## GIVEN INSTRUCTION
Reproduce the listing exactly and skip over any pictures.
___ DATA EXTRACT ___
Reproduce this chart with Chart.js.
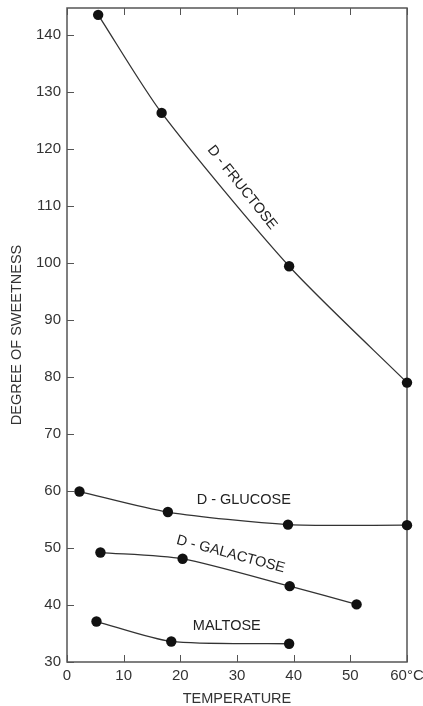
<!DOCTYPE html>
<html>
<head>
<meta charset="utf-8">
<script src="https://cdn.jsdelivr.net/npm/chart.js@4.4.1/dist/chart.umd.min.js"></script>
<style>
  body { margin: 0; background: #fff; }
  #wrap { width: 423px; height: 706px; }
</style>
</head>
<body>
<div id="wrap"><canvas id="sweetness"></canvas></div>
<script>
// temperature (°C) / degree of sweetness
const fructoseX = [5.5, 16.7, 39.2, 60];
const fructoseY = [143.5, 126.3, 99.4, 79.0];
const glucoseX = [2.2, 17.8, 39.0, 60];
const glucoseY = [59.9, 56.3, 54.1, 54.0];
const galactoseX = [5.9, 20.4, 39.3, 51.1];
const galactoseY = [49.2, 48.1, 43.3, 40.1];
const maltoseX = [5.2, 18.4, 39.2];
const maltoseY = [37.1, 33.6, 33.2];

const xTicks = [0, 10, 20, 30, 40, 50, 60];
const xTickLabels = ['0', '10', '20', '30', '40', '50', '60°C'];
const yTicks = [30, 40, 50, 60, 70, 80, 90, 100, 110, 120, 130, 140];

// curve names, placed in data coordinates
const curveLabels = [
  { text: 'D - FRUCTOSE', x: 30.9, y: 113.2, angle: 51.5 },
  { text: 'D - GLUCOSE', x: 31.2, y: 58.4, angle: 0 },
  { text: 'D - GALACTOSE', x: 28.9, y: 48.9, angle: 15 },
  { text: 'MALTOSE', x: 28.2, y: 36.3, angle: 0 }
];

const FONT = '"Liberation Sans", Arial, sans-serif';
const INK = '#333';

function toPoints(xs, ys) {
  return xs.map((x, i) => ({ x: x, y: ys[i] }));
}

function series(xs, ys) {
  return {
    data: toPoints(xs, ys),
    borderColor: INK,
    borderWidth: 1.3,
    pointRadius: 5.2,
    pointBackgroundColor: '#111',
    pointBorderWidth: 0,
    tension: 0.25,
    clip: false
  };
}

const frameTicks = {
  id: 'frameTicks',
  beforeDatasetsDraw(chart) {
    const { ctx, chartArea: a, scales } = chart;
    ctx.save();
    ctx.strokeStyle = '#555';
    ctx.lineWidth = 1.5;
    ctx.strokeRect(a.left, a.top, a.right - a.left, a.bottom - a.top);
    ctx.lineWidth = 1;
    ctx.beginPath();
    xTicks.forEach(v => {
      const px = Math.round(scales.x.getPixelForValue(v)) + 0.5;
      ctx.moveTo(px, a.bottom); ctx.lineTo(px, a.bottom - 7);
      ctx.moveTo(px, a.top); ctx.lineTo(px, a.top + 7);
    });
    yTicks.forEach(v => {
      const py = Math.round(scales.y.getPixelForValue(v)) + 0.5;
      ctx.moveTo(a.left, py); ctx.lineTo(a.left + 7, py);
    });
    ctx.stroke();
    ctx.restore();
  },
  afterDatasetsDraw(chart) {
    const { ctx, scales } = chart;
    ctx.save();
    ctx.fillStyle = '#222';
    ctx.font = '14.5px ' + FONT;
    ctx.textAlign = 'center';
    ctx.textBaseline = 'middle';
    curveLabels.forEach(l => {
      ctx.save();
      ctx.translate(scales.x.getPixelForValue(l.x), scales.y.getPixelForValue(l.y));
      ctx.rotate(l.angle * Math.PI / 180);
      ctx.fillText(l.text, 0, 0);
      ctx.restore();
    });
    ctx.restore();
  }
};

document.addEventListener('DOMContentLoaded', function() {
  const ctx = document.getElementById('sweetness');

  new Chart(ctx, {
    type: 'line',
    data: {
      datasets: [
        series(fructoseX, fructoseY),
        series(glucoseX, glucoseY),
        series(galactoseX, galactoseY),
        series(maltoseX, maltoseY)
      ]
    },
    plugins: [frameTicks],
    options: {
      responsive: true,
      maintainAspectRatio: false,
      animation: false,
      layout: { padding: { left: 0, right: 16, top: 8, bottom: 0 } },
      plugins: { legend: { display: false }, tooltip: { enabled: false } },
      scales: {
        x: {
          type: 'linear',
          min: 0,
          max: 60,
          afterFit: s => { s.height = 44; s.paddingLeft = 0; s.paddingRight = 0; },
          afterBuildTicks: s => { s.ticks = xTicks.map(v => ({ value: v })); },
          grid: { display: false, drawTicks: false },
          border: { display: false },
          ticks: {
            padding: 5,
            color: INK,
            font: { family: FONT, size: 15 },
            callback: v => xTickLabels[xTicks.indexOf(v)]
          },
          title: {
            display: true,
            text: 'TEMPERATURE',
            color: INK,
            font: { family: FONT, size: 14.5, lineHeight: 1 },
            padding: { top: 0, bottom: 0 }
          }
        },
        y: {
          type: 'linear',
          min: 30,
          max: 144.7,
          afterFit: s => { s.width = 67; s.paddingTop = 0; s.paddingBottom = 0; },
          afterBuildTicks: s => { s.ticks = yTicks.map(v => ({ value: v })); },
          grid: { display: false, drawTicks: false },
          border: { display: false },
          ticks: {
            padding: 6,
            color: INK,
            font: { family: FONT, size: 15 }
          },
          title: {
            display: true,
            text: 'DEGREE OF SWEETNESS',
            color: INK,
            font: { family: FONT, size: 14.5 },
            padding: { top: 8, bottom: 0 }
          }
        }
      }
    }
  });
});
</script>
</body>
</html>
___
## ANSWER BELOW
Reproduce this chart with Chart.js.
<!DOCTYPE html>
<html>
<head>
<meta charset="utf-8">
<script src="https://cdn.jsdelivr.net/npm/chart.js@4.4.1/dist/chart.umd.min.js"></script>
<style>
  body { margin: 0; background: #fff; }
  #wrap { width: 423px; height: 706px; }
</style>
</head>
<body>
<div id="wrap"><canvas id="sweetness"></canvas></div>
<script>
// temperature (°C) / degree of sweetness
const fructoseX = [5.5, 16.7, 39.2, 60];
const fructoseY = [143.5, 126.3, 99.4, 79.0];
const glucoseX = [2.2, 17.8, 39.0, 60];
const glucoseY = [59.9, 56.3, 54.1, 54.0];
const galactoseX = [5.9, 20.4, 39.3, 51.1];
const galactoseY = [49.2, 48.1, 43.3, 40.1];
const maltoseX = [5.2, 18.4, 39.2];
const maltoseY = [37.1, 33.6, 33.2];

const xTicks = [0, 10, 20, 30, 40, 50, 60];
const xTickLabels = ['0', '10', '20', '30', '40', '50', '60°C'];
const yTicks = [30, 40, 50, 60, 70, 80, 90, 100, 110, 120, 130, 140];

// curve names, placed in data coordinates
const curveLabels = [
  { text: 'D - FRUCTOSE', x: 30.9, y: 113.2, angle: 51.5 },
  { text: 'D - GLUCOSE', x: 31.2, y: 58.4, angle: 0 },
  { text: 'D - GALACTOSE', x: 28.9, y: 48.9, angle: 15 },
  { text: 'MALTOSE', x: 28.2, y: 36.3, angle: 0 }
];

const FONT = '"Liberation Sans", Arial, sans-serif';
const INK = '#333';

function toPoints(xs, ys) {
  return xs.map((x, i) => ({ x: x, y: ys[i] }));
}

function series(xs, ys) {
  return {
    data: toPoints(xs, ys),
    borderColor: INK,
    borderWidth: 1.3,
    pointRadius: 5.2,
    pointBackgroundColor: '#111',
    pointBorderWidth: 0,
    tension: 0.25,
    clip: false
  };
}

const frameTicks = {
  id: 'frameTicks',
  beforeDatasetsDraw(chart) {
    const { ctx, chartArea: a, scales } = chart;
    ctx.save();
    ctx.strokeStyle = '#555';
    ctx.lineWidth = 1.5;
    ctx.strokeRect(a.left, a.top, a.right - a.left, a.bottom - a.top);
    ctx.lineWidth = 1;
    ctx.beginPath();
    xTicks.forEach(v => {
      const px = Math.round(scales.x.getPixelForValue(v)) + 0.5;
      ctx.moveTo(px, a.bottom); ctx.lineTo(px, a.bottom - 7);
      ctx.moveTo(px, a.top); ctx.lineTo(px, a.top + 7);
    });
    yTicks.forEach(v => {
      const py = Math.round(scales.y.getPixelForValue(v)) + 0.5;
      ctx.moveTo(a.left, py); ctx.lineTo(a.left + 7, py);
    });
    ctx.stroke();
    ctx.restore();
  },
  afterDatasetsDraw(chart) {
    const { ctx, scales } = chart;
    ctx.save();
    ctx.fillStyle = '#222';
    ctx.font = '14.5px ' + FONT;
    ctx.textAlign = 'center';
    ctx.textBaseline = 'middle';
    curveLabels.forEach(l => {
      ctx.save();
      ctx.translate(scales.x.getPixelForValue(l.x), scales.y.getPixelForValue(l.y));
      ctx.rotate(l.angle * Math.PI / 180);
      ctx.fillText(l.text, 0, 0);
      ctx.restore();
    });
    ctx.restore();
  }
};

document.addEventListener('DOMContentLoaded', function() {
  const ctx = document.getElementById('sweetness');

  new Chart(ctx, {
    type: 'line',
    data: {
      datasets: [
        series(fructoseX, fructoseY),
        series(glucoseX, glucoseY),
        series(galactoseX, galactoseY),
        series(maltoseX, maltoseY)
      ]
    },
    plugins: [frameTicks],
    options: {
      responsive: true,
      maintainAspectRatio: false,
      animation: false,
      layout: { padding: { left: 0, right: 16, top: 8, bottom: 0 } },
      plugins: { legend: { display: false }, tooltip: { enabled: false } },
      scales: {
        x: {
          type: 'linear',
          min: 0,
          max: 60,
          afterFit: s => { s.height = 44; s.paddingLeft = 0; s.paddingRight = 0; },
          afterBuildTicks: s => { s.ticks = xTicks.map(v => ({ value: v })); },
          grid: { display: false, drawTicks: false },
          border: { display: false },
          ticks: {
            padding: 5,
            color: INK,
            font: { family: FONT, size: 15 },
            callback: v => xTickLabels[xTicks.indexOf(v)]
          },
          title: {
            display: true,
            text: 'TEMPERATURE',
            color: INK,
            font: { family: FONT, size: 14.5, lineHeight: 1 },
            padding: { top: 0, bottom: 0 }
          }
        },
        y: {
          type: 'linear',
          min: 30,
          max: 144.7,
          afterFit: s => { s.width = 67; s.paddingTop = 0; s.paddingBottom = 0; },
          afterBuildTicks: s => { s.ticks = yTicks.map(v => ({ value: v })); },
          grid: { display: false, drawTicks: false },
          border: { display: false },
          ticks: {
            padding: 6,
            color: INK,
            font: { family: FONT, size: 15 }
          },
          title: {
            display: true,
            text: 'DEGREE OF SWEETNESS',
            color: INK,
            font: { family: FONT, size: 14.5 },
            padding: { top: 8, bottom: 0 }
          }
        }
      }
    }
  });
});
</script>
</body>
</html>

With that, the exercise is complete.